A fan turned overhead, raising a delicious current from the layers of sleeping air. It was dark in the drawing room, a welcome respite from the May heat of Gorakhpur.

The servant brought a VIP suitcase with a numbered lock and the Jain twisted it open on his lap. “Count it,” he said.

Meraj and Shockie each took a bundle in their hands and petaled the notes. Shockie was sleepy and slightly delirious; the room had a fan but not much air, and the smell of fresh money made him high. He kept losing count only to realize he’d been thinking of nothing, or rather, thinking of himself thinking.

When they had finally accounted for all the money, they dumped it into their kit bag and went off.

“You see what I was saying?” Shockie said, as they waited on the railway platform for the train to Delhi. “What we get is just a tip.”

The money was not for them. It was to be dropped off with an agent in Delhi, part of a hawala money-laundering operation that sustained the group.

“But this is also for chocolate,” Meraj said, speaking with the dazed clarity that comes to people in extreme heat.

“Just like that, it’s for chocolate? If they have so many funds, why do you think they still bother to send us on such a long journey? Use your brain for once, Meru.”



The train from Gorakhpur to Delhi could take anywhere from fifteen to thirty hours, depending on the mood of the driver, the state of the tracks, accidents, and random occurrences. Meraj and Shockie settled into a third-class non-A/C sleeper compartment. Shockie was in a tired, despairing mood. He always got this way before action. It was like an advance mourning for his life. The vibrating bunks, stacked three to a wall; the mournful synthetic covers of the bunks, torn in places and looking smashed, with the webbed look of smashed things; the racing wheels underneath, like ladders of vertebrae being whipped; the sense of abject stinking wetness surrounding a train’s journey through the universe—all these things filled Shockie with futility. The bogey was a jail cell ferrying him to a destiny he did not desire, his jaw on edge like the stiff end of his mother’s iron.

Bougainvillea bloomed insanely here and there in the landscape.

Meraj kept waking up and falling asleep on the bunk across (they both had top bunks) and Shockie considered him with pity, surprise, even tenderness: people were closest to animals when they were sleeping and fighting for wakefulness. Or dying and fighting for life. What is Meraj dreaming about? he wondered. Probably the same thing as me—his own death—only through the obfuscating membrane of sleep. Meraj had been pulled out of a chemist’s and beaten and tortured by the Jammu and Kashmir Police a few years before.

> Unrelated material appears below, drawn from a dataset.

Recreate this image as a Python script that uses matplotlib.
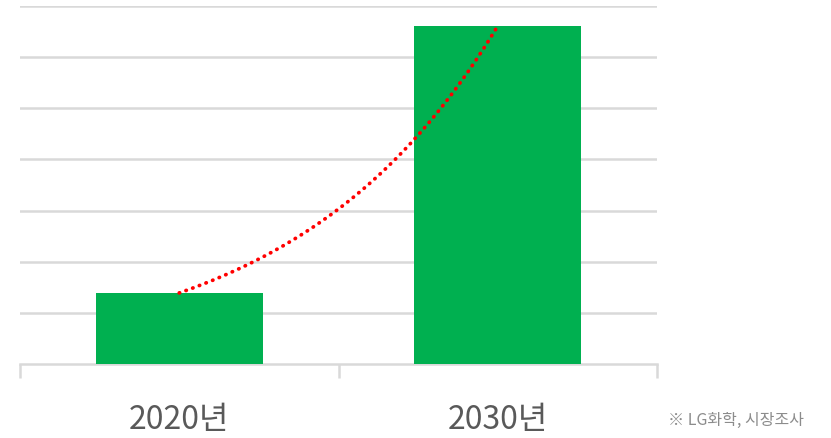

At desolate stations in the depths of the subcontinent, Shockie got out and smoked, observing the blight of mildew on the walls, kicking away the twisted, disabled beggars who crowded around his feet cawing about their Hindu gods.

At the Old Delhi Railway Station, twenty hours after they had set out from Gorakhpur, an agent met them. The agent was a tall, hippy, pimply, nervous fellow in tight black new jeans. Shockie disliked him immediately. He had the slick, proprietary attitude that small men from big cities sometimes bring toward big men from small cities. He lorded everything over them. He didn’t help them with their cricket kit bags. He asked them if they had ever been to Delhi before.

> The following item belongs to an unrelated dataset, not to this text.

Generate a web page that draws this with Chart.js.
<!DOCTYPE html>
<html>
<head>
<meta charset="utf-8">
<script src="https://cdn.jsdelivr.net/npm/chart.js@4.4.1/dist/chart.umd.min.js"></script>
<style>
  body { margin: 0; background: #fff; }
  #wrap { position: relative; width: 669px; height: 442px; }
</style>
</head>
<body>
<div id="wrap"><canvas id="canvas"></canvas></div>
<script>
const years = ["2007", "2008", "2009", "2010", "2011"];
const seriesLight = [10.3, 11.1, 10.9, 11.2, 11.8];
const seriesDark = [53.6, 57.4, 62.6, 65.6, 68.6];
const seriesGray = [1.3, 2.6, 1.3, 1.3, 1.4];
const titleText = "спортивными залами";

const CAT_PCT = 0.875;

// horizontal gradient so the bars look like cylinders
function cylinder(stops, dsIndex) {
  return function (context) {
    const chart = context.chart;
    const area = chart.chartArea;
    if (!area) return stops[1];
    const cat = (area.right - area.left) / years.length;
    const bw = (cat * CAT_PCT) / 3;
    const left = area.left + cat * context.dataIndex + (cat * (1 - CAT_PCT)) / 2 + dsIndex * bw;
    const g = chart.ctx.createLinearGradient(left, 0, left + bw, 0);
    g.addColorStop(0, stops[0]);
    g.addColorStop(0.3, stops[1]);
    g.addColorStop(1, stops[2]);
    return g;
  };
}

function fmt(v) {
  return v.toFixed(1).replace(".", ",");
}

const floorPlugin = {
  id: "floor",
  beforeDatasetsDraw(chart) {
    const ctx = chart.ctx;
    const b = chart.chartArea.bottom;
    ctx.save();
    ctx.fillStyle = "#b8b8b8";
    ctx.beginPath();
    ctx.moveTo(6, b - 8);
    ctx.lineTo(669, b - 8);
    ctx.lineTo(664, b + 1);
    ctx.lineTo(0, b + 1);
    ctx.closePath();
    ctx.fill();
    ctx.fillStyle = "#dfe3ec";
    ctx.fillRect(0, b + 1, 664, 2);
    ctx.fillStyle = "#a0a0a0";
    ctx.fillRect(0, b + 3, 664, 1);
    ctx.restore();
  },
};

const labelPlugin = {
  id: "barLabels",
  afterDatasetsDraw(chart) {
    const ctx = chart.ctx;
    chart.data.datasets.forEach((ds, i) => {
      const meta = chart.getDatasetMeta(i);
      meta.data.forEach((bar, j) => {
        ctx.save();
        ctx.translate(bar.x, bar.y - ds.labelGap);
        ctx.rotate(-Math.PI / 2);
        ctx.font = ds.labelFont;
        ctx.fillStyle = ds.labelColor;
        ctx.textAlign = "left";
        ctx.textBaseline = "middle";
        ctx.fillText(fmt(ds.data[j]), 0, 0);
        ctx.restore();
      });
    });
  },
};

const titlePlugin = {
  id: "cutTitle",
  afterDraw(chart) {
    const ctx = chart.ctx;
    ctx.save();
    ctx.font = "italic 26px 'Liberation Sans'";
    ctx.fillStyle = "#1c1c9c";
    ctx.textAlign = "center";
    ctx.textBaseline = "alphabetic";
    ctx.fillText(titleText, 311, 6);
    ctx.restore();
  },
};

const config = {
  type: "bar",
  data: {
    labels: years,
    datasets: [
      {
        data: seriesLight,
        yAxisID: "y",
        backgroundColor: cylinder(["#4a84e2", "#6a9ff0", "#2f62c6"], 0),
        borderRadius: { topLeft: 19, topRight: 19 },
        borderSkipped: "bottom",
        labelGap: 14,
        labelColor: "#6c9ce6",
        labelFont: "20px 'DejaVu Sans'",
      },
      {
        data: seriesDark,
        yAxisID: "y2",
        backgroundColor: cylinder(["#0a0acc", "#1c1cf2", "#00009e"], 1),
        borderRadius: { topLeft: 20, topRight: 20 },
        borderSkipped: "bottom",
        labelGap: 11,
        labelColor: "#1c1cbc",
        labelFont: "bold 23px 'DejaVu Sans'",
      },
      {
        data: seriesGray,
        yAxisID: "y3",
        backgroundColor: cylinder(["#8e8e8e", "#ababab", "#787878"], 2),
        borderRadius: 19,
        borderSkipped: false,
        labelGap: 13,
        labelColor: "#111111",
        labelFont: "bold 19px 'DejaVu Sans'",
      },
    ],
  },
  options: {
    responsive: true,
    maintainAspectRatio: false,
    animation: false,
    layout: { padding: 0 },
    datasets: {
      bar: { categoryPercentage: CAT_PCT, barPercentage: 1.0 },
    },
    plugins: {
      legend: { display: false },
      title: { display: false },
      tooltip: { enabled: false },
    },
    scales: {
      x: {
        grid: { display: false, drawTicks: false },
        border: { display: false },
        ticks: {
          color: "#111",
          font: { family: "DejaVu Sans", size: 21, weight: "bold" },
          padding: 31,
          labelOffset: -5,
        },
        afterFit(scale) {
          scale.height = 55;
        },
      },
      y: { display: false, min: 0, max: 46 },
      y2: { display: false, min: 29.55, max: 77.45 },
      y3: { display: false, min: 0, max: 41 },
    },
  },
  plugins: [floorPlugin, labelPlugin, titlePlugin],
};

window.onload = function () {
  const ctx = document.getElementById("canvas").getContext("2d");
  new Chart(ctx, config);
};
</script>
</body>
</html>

“Yes, hero,” Shockie said, setting his emotional lips in a smirk.

“Let’s go in different directions and meet at the car. It’s parked behind,” the agent, whose name was Taukir, said.

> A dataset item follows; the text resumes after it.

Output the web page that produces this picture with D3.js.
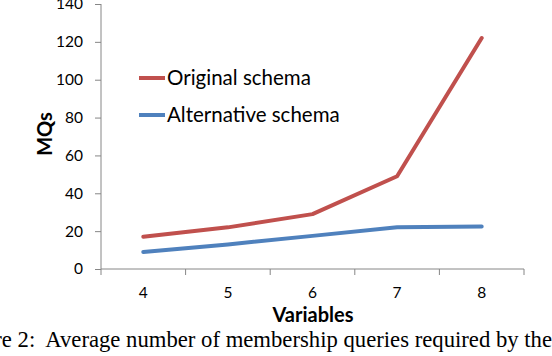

“Why do you want to do that?” Shockie said.

“You never know about the police these days.”

“No,” Shockie said. “What’s safer is that we go together.”

The key to not being caught, Shockie knew, was to behave confidently.

They walked through the annihilating crowds to the car. From the high steel roofs of the station, birds raced down, avoiding a jungle gym of rafters and rods. People pressed and pushed as the trains hurtled through their routes of shit and piss, plastic and rubber burning weirdly in the background, spicing the air. The station was so bloated with people that the loss of a few would hardly be tragic or even important.